» GIVEN TASK
Every line of the material that follows must be printed again exactly.

» AVAILABLE DATA
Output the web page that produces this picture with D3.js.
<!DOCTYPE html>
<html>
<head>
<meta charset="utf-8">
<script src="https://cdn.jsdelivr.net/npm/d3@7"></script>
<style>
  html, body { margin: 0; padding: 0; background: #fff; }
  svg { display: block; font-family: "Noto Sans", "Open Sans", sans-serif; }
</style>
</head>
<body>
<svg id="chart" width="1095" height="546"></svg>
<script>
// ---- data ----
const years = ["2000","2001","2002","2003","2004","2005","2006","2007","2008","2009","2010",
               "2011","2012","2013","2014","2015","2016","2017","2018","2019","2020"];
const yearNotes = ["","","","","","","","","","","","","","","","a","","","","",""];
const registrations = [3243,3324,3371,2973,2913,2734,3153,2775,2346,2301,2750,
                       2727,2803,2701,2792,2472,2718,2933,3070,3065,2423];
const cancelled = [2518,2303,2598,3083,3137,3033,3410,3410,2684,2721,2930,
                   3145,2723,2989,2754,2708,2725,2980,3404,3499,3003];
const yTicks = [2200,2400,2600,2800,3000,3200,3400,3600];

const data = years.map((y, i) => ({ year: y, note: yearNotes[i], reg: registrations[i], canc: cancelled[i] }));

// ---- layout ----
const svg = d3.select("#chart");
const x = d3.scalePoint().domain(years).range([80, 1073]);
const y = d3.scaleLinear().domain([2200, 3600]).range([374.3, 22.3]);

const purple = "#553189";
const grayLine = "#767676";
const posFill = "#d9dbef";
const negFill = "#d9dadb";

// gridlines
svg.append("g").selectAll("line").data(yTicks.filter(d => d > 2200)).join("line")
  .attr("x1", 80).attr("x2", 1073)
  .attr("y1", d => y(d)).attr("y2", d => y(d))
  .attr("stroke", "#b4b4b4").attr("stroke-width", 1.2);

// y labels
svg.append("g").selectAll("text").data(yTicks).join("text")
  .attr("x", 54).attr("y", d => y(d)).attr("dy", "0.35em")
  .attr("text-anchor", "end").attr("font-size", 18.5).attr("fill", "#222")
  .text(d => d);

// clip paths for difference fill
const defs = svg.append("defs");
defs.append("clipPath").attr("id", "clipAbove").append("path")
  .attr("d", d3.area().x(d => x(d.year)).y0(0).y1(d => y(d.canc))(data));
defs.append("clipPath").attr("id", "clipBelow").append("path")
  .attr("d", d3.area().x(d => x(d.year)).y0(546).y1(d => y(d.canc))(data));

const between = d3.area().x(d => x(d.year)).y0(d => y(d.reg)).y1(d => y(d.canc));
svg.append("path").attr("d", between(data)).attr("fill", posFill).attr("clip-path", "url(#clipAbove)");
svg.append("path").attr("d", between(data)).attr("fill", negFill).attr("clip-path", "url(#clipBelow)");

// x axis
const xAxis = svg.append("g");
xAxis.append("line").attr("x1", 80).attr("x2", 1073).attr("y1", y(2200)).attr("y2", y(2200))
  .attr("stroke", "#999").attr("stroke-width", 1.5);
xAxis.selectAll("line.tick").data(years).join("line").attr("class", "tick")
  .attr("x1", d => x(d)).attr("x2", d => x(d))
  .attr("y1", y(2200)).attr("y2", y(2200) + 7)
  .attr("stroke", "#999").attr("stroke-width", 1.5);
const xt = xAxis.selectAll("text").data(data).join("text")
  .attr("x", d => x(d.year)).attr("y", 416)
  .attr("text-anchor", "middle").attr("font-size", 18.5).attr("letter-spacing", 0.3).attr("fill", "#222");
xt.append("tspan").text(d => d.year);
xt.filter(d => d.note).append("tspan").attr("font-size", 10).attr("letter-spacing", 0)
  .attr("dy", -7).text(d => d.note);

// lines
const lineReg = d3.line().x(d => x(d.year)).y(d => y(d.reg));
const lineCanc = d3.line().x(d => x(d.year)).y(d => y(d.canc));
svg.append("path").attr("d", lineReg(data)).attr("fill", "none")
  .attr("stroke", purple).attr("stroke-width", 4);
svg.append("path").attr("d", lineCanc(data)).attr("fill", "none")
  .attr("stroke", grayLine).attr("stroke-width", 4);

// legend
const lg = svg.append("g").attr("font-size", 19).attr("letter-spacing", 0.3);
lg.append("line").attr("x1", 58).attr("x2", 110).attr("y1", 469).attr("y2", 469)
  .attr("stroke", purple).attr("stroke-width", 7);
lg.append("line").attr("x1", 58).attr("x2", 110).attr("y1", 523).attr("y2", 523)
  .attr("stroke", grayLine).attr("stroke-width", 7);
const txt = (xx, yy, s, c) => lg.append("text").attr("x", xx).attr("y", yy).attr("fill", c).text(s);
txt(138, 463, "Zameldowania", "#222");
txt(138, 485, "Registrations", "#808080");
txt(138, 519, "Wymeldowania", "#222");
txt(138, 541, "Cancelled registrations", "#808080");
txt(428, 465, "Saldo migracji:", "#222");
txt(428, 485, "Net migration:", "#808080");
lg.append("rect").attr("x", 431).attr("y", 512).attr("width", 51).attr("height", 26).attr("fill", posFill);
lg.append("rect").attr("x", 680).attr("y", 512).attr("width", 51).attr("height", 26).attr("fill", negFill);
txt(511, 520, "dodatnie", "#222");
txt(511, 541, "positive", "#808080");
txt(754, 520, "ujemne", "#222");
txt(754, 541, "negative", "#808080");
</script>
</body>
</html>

» REPLY TO THE TASK
Output the web page that produces this picture with D3.js.
<!DOCTYPE html>
<html>
<head>
<meta charset="utf-8">
<script src="https://cdn.jsdelivr.net/npm/d3@7"></script>
<style>
  html, body { margin: 0; padding: 0; background: #fff; }
  svg { display: block; font-family: "Noto Sans", "Open Sans", sans-serif; }
</style>
</head>
<body>
<svg id="chart" width="1095" height="546"></svg>
<script>
// ---- data ----
const years = ["2000","2001","2002","2003","2004","2005","2006","2007","2008","2009","2010",
               "2011","2012","2013","2014","2015","2016","2017","2018","2019","2020"];
const yearNotes = ["","","","","","","","","","","","","","","","a","","","","",""];
const registrations = [3243,3324,3371,2973,2913,2734,3153,2775,2346,2301,2750,
                       2727,2803,2701,2792,2472,2718,2933,3070,3065,2423];
const cancelled = [2518,2303,2598,3083,3137,3033,3410,3410,2684,2721,2930,
                   3145,2723,2989,2754,2708,2725,2980,3404,3499,3003];
const yTicks = [2200,2400,2600,2800,3000,3200,3400,3600];

const data = years.map((y, i) => ({ year: y, note: yearNotes[i], reg: registrations[i], canc: cancelled[i] }));

// ---- layout ----
const svg = d3.select("#chart");
const x = d3.scalePoint().domain(years).range([80, 1073]);
const y = d3.scaleLinear().domain([2200, 3600]).range([374.3, 22.3]);

const purple = "#553189";
const grayLine = "#767676";
const posFill = "#d9dbef";
const negFill = "#d9dadb";

// gridlines
svg.append("g").selectAll("line").data(yTicks.filter(d => d > 2200)).join("line")
  .attr("x1", 80).attr("x2", 1073)
  .attr("y1", d => y(d)).attr("y2", d => y(d))
  .attr("stroke", "#b4b4b4").attr("stroke-width", 1.2);

// y labels
svg.append("g").selectAll("text").data(yTicks).join("text")
  .attr("x", 54).attr("y", d => y(d)).attr("dy", "0.35em")
  .attr("text-anchor", "end").attr("font-size", 18.5).attr("fill", "#222")
  .text(d => d);

// clip paths for difference fill
const defs = svg.append("defs");
defs.append("clipPath").attr("id", "clipAbove").append("path")
  .attr("d", d3.area().x(d => x(d.year)).y0(0).y1(d => y(d.canc))(data));
defs.append("clipPath").attr("id", "clipBelow").append("path")
  .attr("d", d3.area().x(d => x(d.year)).y0(546).y1(d => y(d.canc))(data));

const between = d3.area().x(d => x(d.year)).y0(d => y(d.reg)).y1(d => y(d.canc));
svg.append("path").attr("d", between(data)).attr("fill", posFill).attr("clip-path", "url(#clipAbove)");
svg.append("path").attr("d", between(data)).attr("fill", negFill).attr("clip-path", "url(#clipBelow)");

// x axis
const xAxis = svg.append("g");
xAxis.append("line").attr("x1", 80).attr("x2", 1073).attr("y1", y(2200)).attr("y2", y(2200))
  .attr("stroke", "#999").attr("stroke-width", 1.5);
xAxis.selectAll("line.tick").data(years).join("line").attr("class", "tick")
  .attr("x1", d => x(d)).attr("x2", d => x(d))
  .attr("y1", y(2200)).attr("y2", y(2200) + 7)
  .attr("stroke", "#999").attr("stroke-width", 1.5);
const xt = xAxis.selectAll("text").data(data).join("text")
  .attr("x", d => x(d.year)).attr("y", 416)
  .attr("text-anchor", "middle").attr("font-size", 18.5).attr("letter-spacing", 0.3).attr("fill", "#222");
xt.append("tspan").text(d => d.year);
xt.filter(d => d.note).append("tspan").attr("font-size", 10).attr("letter-spacing", 0)
  .attr("dy", -7).text(d => d.note);

// lines
const lineReg = d3.line().x(d => x(d.year)).y(d => y(d.reg));
const lineCanc = d3.line().x(d => x(d.year)).y(d => y(d.canc));
svg.append("path").attr("d", lineReg(data)).attr("fill", "none")
  .attr("stroke", purple).attr("stroke-width", 4);
svg.append("path").attr("d", lineCanc(data)).attr("fill", "none")
  .attr("stroke", grayLine).attr("stroke-width", 4);

// legend
const lg = svg.append("g").attr("font-size", 19).attr("letter-spacing", 0.3);
lg.append("line").attr("x1", 58).attr("x2", 110).attr("y1", 469).attr("y2", 469)
  .attr("stroke", purple).attr("stroke-width", 7);
lg.append("line").attr("x1", 58).attr("x2", 110).attr("y1", 523).attr("y2", 523)
  .attr("stroke", grayLine).attr("stroke-width", 7);
const txt = (xx, yy, s, c) => lg.append("text").attr("x", xx).attr("y", yy).attr("fill", c).text(s);
txt(138, 463, "Zameldowania", "#222");
txt(138, 485, "Registrations", "#808080");
txt(138, 519, "Wymeldowania", "#222");
txt(138, 541, "Cancelled registrations", "#808080");
txt(428, 465, "Saldo migracji:", "#222");
txt(428, 485, "Net migration:", "#808080");
lg.append("rect").attr("x", 431).attr("y", 512).attr("width", 51).attr("height", 26).attr("fill", posFill);
lg.append("rect").attr("x", 680).attr("y", 512).attr("width", 51).attr("height", 26).attr("fill", negFill);
txt(511, 520, "dodatnie", "#222");
txt(511, 541, "positive", "#808080");
txt(754, 520, "ujemne", "#222");
txt(754, 541, "negative", "#808080");
</script>
</body>
</html>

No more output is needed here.